When you think that talking about Hellcats is taking you back to ancient history, talking about Donald A. Hill will take us back to the Dawn Of The Mac. He wrote flight sims for the Mac when many of us literally weren't even born yet. The first Mac flight sim I ever played was Fokker Triplane, released circa 1985. It was black and white. It was a few simple lines, and a few dots on the screen. And it was addictive. Fast forward 20 years. Many flight simulators later (including, among others, classic titles such as P-51 Mustang, Valkyres, and Dogfight City), Don is in the process of releasing a new combat flight simulator, that may well end my craving for an updated Hellcats: OSX SkyFighters 1945.

What is it?
OSX Sky Fighters 1945 with Mission Builder is a WWII era combat flight sim that allows you to pit your aerial combat skills against those of your computer, or other players on your LAN or the Internet. OSX SkyFighters' hallmark features are fluid graphics even on low-end systems, a selection of different planes, mixed computer/human network play, and an integrated mission editor that allows you to roll your own missions.

It should be noted that the game is a work-in-progress. It's current version is at 0.88, with further releases planned regularly. You can download the fully working demo (five minute per game limit) and purchase a license of the game right now. The current version sports five different planes (P-51 Mustang, FW 190A8, A6M Zero, F4U Corsair, and Ki.84 Hayate), and more planes (most notably the F6F Hellcat—yay!) are planned. You can can duke it out over (currently) four different "worlds," only one of which represents a real-world setting: Solomon Islands.

Playing the game
A very nice aspect of SkyFighters (SF) is the low system requirements. The game requires OSX 10.1 or above, a video card with 8 MB of VRAM, and a G4 processor (it does run on a 400 MHz G3, but with low frame rates). This means that the game runs well on virtually any Mac purchased in the past three years. I played SF with great results on an (upgraded) Cube, Mac mini, Powerbook, and dual 1.25 G4. In all my playing the graphics were fluid, if perhaps a tad bland. However, for a flight simulator I always prefer fluid motion over pretty pictures, and the way SkyFighter responds to joystick input is just plain fun.

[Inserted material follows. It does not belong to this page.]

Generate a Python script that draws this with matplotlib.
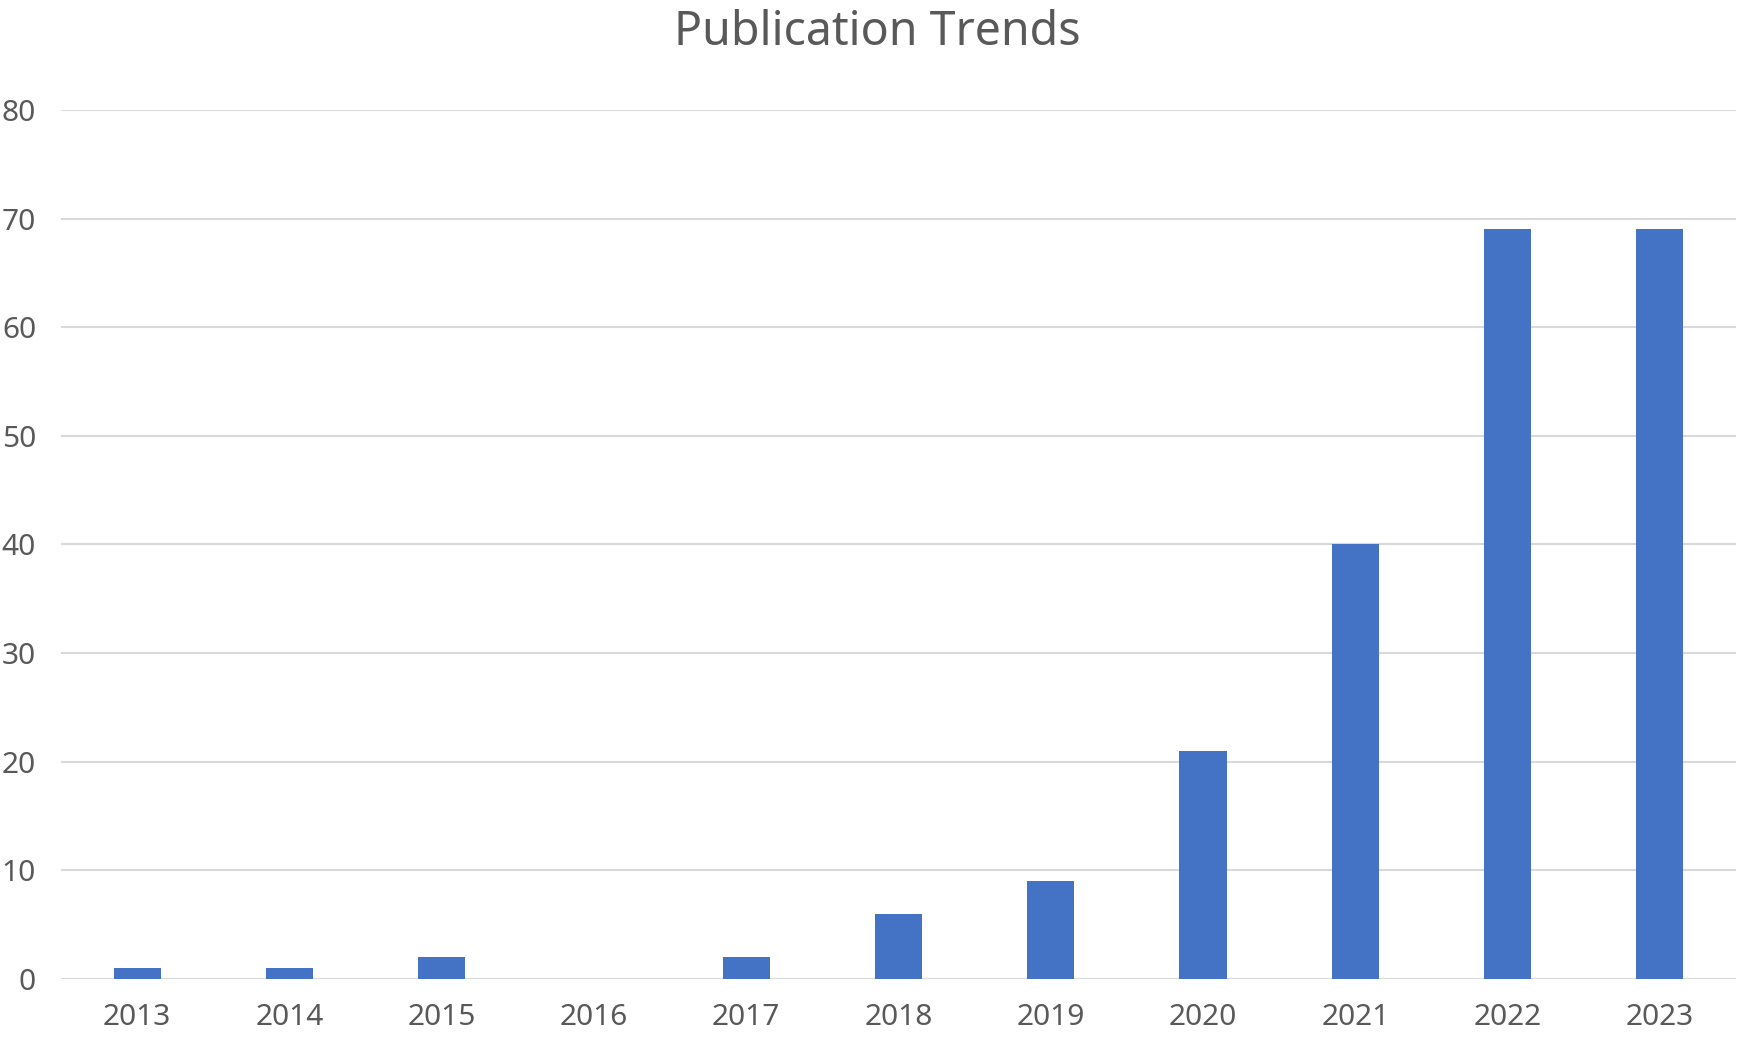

The flight model for the planes is adequate for a combat flight sim, and a nice compromise between realism and playability. While the planes perform realistically enough during most combat maneuvers, some extreme behavior is not represented. For example, although the planes stall somewhat realistically, stalled behavior is much simplified, allowing a player to easily recover. Entering a spin (which was feared in the Corsair) is impossible. While this may not be totally realistic, it makes the game more accessible and fun to play (believe me, realistically flying a Corsair close to the performance envelope is not much fun at all). Being the flight sim nut I am, I spent quite some time simply flying the planes (with all enemies disabled). And flying in SkyFighters is fun. Its real, seat-of-the-pants feeling is a joy I have been aching for ever since Hellcats. One thing I particularly liked in SkyFighters is the exceptionally readable instruments that update quickly, and help a lot to convey a feeling of realism. There are some issues I initially had with the way the planes handled, but I got used to this quickly. To everyone looking to see just what this game feels like I recommend downloading SkyFighters and tryin the "First Landing" and "Practice Strafing Skills" missions.

The missions (even "First Landing") suffer from a common flight simulator problem: flying close to the ground fails to convey a feeling of just how close you are. This makes flying an actual landing more difficult than it should be. The problem here is that in reality, the closer you get to the ground, the more details become visible. In computer simulation, however, the details are generated from textures. And the closer you get, the more blurry they become, which is counter-intuitive for most people. There are some user-built missions that aim to relive the situation somewhat by providing ground objects and specially built runways, but they, too, only go so far. Still, this is a common problem to all flight sims, and SkyFighters copes gracefully by adding individual trees to the landscape when you fly low.